Fron The Stands
Watching the Yankee games in Japan these last few days, it seems that the Yes Network has ceased to be objective. After last Tuesday morning’s "devastating" defeat, Yes Network commentator Suzyn Waldman blamed the Yankees’ poor performance on "jetlag." She neglected to mention that the Devil Rays also flew to Japan.
The commentators also appear to be hesitant to criticize the Yankees. While Joe Girardi gave an objective analysis of the games, the rest of the Yes team, (including Michael Kay, Ken Singleton, Charlie Steiner and Waldman,) to make the trip to Japan did not make one disparaging remark about the Yankees. Big George must dock their pay and threaten to take away their dental plans for every criticism of the team.
Commercials on the Yes Network continue to refer to the Yankees as the "most famous team in the world," and the team with the most championships in the world. Wrong. Sorry Yankee fans – they are not the most famous team in the world85.nor do they have the most championships. While soccer has yet to take off in the United States, teams like Real Madrid, Liverpool and Manchester United are exponentially more famous, sell more merchandise and have won more titles, respectively than the Yankees. With so much propaganda on the Yes Network, it’s hard to take them seriously anymore.
One of the most beautiful aspects of baseball is the history and tradition of the sport. Two things are currently threatening that:
During the Yankees/Devil Rays series in Japan, both teams wore advertisements for Ricoh on their shoulders and helmets. While MLB has flirted with putting sponsors on uniforms before, the sight of a McDonald’s ad on a Red Sox or Cubs jersey is nauseating. It’s important to preserve tradition and not use uniform advertisements as another source of revenue. Look at and old picture of Yankee Stadium from the 1990 season and notice how few commercial displays there are in the stands. Now, compare that with a picture of today’s Yankee Stadium. You’ll be shocked.

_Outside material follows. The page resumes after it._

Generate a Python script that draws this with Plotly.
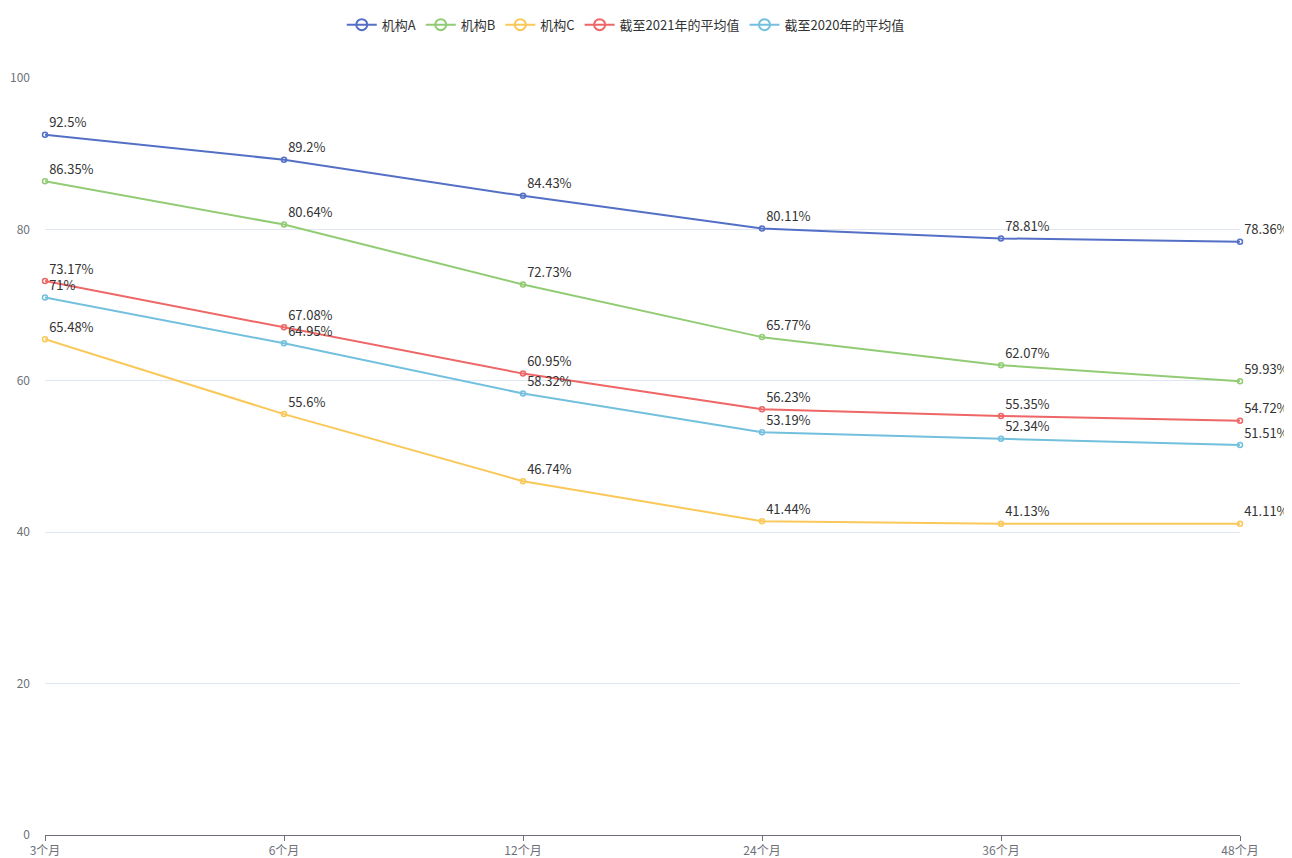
import plotly.graph_objects as go

categories = ["3个月", "6个月", "12个月", "24个月", "36个月", "48个月"]
series_names = ["机构A", "机构B", "机构C", "截至2021年的平均值", "截至2020年的平均值"]
org_a = [92.5, 89.2, 84.43, 80.11, 78.81, 78.36]
org_b = [86.35, 80.64, 72.73, 65.77, 62.07, 59.93]
org_c = [65.48, 55.6, 46.74, 41.44, 41.13, 41.11]
avg_2021 = [73.17, 67.08, 60.95, 56.23, 55.35, 54.72]
avg_2020 = [71, 64.95, 58.32, 53.19, 52.34, 51.51]
colors = ["#5470c6", "#91cc75", "#fac858", "#ee6666", "#73c0de"]

FONT = "Noto Sans CJK SC, Noto Sans, sans-serif"

def fmt(v):
    s = ("%.2f" % v).rstrip("0").rstrip(".")
    return s + "%"

fig = go.Figure()
for name, vals, col in zip(series_names, [org_a, org_b, org_c, avg_2021, avg_2020], colors):
    fig.add_trace(go.Scatter(
        x=categories, y=vals, name=name, mode="lines+markers+text",
        line=dict(color=col, width=2),
        marker=dict(symbol="circle-open", size=5, color=col, line=dict(width=1.5, color=col)),
        text=[fmt(v) for v in vals], textposition="top right",
        textfont=dict(size=13, color="#333333", family=FONT),
        cliponaxis=False, showlegend=False, legendgroup=name,
    ))
# legend entries with larger symbols
for name, col in zip(series_names, colors):
    fig.add_trace(go.Scatter(
        x=[None], y=[None], name=name, mode="lines+markers", legendgroup=name,
        line=dict(color=col, width=2),
        marker=dict(symbol="circle-open", size=11, color=col, line=dict(width=2, color=col)),
        showlegend=True,
    ))

# page body has an 8px margin, so the figure is drawn 8px right/down
fig.update_layout(
    width=1284, height=850,
    margin=dict(l=37, r=52, t=70, b=23, autoexpand=False),
    paper_bgcolor="white", plot_bgcolor="white",
    font=dict(family=FONT, size=12, color="#6E7079"),
    showlegend=True,
    legend=dict(orientation="h", x=0.486, xanchor="center", yref="container", y=0.998, yanchor="top",
                font=dict(size=13, color="#333333", family=FONT), itemwidth=30,
                traceorder="normal"),
    xaxis=dict(type="category", range=[0, 5], showgrid=False, showline=True, linecolor="#6E7079",
               linewidth=1, ticks="outside", ticklen=5, tickcolor="#6E7079", automargin=False,
               tickfont=dict(size=12, color="#6E7079"), zeroline=False),
    yaxis=dict(range=[0, 100], dtick=20, showgrid=True, gridcolor="#E0E6F1", gridwidth=1,
               showline=False, zeroline=False, ticks="", ticklabelstandoff=14, automargin=False,
               tickfont=dict(size=12, color="#6E7079")),
)

fig.write_html("out.html")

Secondly, steroids are threatening to bring the game of baseball into disrepute.
With Barry Bonds on pace to break Hank Aaron’s home run record in less than two seasons, it’s important that fans know he didn’t take steroids. While accusations against Bonds, Giambi, Sheffield and Luis Gonzalez are simply allegations, if the Balco case and random testing proved otherwise, it would leave a deep stain on the game. Revelations from Ken Caminiti made last year in Sports Illustrated are also disheartening. The former Astro alleges that players called Tijuana, "the drug store," where they would stock up on "medicine" from Mexico.

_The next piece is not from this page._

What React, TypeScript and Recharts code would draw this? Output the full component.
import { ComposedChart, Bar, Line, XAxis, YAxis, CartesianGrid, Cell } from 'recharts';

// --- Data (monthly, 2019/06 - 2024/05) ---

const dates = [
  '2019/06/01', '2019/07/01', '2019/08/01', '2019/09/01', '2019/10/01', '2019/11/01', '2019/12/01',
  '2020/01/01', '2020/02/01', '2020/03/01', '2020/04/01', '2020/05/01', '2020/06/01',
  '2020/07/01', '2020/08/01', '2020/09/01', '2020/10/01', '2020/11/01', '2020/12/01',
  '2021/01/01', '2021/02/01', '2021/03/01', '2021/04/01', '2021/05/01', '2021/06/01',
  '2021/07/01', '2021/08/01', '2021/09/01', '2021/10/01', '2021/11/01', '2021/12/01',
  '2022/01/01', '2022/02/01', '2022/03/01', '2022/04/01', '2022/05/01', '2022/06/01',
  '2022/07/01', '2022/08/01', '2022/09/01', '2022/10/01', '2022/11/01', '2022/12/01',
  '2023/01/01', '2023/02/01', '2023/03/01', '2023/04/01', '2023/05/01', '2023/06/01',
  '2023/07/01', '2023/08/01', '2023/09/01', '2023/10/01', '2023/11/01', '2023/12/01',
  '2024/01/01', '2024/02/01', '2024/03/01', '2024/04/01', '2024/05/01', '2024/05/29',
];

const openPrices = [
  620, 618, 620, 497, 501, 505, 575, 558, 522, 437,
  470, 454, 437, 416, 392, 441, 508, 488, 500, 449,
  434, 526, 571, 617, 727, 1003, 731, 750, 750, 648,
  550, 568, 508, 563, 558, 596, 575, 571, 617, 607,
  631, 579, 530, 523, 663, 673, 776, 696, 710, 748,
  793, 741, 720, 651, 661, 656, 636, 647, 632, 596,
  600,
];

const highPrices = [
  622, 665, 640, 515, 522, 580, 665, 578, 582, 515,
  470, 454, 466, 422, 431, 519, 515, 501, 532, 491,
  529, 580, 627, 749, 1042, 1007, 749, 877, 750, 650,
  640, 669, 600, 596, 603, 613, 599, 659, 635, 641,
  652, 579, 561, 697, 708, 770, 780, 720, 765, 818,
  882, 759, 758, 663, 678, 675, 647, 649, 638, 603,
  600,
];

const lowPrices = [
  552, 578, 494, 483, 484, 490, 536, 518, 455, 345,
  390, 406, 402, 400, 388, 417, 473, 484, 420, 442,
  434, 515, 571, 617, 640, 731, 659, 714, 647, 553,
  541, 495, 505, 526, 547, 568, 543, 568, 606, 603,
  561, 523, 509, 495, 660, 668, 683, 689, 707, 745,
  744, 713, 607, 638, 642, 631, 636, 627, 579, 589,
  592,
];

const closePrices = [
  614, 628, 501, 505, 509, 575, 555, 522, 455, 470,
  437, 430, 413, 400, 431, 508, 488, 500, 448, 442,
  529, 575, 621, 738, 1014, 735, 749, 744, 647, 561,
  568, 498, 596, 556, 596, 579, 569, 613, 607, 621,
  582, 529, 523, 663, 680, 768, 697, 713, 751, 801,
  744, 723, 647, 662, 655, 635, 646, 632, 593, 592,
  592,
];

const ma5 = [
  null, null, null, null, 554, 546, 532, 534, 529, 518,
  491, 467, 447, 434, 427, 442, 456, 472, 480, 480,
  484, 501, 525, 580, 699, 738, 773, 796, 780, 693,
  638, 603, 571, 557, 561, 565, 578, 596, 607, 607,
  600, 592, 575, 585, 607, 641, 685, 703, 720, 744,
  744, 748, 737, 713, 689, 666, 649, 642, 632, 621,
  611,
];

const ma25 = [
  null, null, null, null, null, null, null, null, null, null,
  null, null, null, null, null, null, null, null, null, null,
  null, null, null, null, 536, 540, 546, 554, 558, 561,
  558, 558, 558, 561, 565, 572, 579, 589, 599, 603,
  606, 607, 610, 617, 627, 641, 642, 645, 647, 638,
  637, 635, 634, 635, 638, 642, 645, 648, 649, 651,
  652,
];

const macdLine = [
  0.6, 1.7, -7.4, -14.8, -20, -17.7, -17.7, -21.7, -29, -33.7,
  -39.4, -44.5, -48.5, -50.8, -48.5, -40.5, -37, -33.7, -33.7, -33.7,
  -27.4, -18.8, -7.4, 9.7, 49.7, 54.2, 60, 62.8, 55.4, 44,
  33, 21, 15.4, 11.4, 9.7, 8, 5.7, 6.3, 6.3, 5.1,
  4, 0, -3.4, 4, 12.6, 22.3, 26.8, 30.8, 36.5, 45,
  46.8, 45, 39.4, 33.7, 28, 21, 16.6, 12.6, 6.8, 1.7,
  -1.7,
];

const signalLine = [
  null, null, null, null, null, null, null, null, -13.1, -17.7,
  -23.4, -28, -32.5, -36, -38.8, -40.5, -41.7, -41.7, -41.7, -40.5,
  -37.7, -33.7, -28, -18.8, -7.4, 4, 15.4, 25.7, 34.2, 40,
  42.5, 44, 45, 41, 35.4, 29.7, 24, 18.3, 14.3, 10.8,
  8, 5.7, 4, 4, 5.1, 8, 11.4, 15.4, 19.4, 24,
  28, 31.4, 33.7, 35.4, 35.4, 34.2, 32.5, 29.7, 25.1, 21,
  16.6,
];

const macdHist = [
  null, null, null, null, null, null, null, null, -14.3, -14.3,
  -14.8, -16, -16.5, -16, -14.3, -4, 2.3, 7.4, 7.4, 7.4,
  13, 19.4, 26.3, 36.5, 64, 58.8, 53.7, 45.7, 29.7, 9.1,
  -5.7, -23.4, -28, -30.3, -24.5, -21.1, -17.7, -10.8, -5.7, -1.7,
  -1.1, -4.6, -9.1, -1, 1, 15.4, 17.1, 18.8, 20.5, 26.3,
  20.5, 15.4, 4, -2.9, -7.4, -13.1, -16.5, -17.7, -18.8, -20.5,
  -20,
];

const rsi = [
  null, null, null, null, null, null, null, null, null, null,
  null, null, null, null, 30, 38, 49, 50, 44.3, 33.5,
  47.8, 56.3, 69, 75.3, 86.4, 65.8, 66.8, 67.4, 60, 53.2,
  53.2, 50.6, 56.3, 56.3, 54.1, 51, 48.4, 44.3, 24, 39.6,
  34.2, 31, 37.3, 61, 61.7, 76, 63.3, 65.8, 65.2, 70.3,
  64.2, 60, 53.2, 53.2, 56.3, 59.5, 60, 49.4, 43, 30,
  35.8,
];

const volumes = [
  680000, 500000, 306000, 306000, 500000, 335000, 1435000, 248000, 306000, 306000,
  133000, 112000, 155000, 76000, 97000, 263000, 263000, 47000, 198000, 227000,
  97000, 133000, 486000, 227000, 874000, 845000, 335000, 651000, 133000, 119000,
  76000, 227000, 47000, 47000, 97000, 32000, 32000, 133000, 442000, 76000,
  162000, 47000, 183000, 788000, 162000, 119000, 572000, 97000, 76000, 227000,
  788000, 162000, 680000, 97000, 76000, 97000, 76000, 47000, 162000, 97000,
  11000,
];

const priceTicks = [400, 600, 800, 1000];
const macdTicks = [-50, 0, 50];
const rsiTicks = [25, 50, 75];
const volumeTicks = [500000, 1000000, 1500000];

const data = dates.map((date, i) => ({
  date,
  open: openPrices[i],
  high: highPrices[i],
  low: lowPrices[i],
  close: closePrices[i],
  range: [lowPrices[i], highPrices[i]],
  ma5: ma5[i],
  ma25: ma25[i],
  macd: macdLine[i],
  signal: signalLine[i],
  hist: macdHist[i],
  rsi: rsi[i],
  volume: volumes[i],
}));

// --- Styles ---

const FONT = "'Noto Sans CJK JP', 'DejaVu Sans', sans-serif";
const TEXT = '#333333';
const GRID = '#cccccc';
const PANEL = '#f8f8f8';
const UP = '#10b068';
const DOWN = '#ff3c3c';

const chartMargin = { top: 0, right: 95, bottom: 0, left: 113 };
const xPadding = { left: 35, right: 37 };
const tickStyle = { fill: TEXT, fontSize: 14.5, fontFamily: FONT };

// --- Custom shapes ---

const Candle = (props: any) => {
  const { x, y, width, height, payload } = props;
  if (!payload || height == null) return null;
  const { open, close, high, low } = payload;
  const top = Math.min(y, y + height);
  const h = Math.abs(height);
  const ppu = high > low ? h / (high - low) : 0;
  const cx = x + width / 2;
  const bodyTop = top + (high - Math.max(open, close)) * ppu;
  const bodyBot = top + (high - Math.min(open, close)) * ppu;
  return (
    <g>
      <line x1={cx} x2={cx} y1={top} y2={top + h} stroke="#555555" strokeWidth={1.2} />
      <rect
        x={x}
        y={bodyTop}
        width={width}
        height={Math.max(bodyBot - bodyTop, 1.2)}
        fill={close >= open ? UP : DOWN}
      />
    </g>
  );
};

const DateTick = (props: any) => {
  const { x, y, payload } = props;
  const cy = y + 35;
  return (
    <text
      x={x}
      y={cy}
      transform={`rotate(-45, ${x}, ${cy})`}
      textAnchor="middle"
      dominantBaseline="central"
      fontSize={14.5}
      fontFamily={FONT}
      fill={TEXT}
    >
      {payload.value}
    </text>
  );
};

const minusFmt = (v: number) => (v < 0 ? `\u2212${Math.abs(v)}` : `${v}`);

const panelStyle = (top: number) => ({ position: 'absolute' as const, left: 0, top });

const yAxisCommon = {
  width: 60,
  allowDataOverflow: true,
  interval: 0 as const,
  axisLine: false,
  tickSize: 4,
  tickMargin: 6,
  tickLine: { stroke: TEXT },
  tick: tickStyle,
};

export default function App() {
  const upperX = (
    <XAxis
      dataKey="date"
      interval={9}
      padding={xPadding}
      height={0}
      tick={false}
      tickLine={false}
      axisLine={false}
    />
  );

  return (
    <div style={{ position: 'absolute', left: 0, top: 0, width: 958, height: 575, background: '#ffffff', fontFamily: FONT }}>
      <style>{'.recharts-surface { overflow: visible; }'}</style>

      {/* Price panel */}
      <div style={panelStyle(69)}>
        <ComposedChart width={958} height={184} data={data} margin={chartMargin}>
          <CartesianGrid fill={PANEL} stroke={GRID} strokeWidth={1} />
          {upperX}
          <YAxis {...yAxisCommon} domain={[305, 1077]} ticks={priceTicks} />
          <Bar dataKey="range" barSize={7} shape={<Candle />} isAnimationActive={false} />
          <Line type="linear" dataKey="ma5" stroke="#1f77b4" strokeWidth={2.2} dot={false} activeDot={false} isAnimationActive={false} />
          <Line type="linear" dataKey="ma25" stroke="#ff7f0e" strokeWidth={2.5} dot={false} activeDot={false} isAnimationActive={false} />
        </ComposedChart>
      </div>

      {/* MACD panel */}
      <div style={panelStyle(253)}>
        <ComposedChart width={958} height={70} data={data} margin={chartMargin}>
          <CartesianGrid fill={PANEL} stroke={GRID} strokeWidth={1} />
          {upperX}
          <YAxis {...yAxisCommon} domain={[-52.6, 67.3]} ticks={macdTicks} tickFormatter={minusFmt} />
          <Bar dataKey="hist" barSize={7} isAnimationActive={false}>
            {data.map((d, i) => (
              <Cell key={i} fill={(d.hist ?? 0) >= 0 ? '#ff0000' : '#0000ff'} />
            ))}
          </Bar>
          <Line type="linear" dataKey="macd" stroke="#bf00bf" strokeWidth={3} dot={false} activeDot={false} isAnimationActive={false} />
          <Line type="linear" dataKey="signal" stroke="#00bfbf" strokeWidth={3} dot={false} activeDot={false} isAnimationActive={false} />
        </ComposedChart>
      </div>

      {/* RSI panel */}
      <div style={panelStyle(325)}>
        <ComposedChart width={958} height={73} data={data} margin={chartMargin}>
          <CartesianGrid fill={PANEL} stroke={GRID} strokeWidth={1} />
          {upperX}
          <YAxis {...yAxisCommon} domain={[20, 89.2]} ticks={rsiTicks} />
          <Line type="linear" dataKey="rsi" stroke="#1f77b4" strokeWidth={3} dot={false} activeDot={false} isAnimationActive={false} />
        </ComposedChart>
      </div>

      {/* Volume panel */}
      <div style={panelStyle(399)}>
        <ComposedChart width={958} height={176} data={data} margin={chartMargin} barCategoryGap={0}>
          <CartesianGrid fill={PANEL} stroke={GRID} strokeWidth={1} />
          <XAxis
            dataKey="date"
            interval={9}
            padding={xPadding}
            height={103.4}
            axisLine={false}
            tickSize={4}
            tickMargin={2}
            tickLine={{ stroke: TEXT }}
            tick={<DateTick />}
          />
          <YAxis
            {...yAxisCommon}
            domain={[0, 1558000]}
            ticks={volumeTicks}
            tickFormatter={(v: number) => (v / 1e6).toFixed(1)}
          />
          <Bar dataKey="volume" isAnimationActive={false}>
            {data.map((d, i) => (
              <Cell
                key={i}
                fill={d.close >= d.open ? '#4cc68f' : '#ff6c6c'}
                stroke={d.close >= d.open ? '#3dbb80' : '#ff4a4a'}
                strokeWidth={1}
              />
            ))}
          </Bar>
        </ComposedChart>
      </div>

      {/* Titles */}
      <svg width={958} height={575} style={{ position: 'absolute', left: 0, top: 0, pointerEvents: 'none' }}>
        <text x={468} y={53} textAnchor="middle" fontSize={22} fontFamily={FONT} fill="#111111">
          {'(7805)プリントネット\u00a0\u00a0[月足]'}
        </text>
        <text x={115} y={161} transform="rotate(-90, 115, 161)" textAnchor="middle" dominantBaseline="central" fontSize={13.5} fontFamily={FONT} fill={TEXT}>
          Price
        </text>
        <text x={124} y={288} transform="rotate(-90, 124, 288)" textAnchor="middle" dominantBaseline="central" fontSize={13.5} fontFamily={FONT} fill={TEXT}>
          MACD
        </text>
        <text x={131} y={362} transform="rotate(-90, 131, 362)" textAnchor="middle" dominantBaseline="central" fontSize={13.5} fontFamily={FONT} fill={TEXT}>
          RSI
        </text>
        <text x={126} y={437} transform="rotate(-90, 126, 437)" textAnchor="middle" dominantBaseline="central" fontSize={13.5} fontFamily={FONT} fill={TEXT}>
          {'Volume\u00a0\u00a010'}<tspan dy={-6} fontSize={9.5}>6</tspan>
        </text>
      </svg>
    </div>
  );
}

Barry Bonds is an incredible baseball talent and his name will soon be ranked among the best to ever play the game. Bonds will soon be synonymous with Aaron, Ruth, Mays and Williams. And in baseball, the names of former heroes have more resonance than the names of past football, hockey or basketball greats. Needless to say, however, some of game’s best players have not been the best of people. When we hear Ty Cobb, we recognize him as a bigot and racist. Pete Rose has more hits than anyone in the history of the game, but fans will remember him more for his gambling. When Barry Bonds breaks the career home run record, will we have to put an asterisk next to his name for steroid use?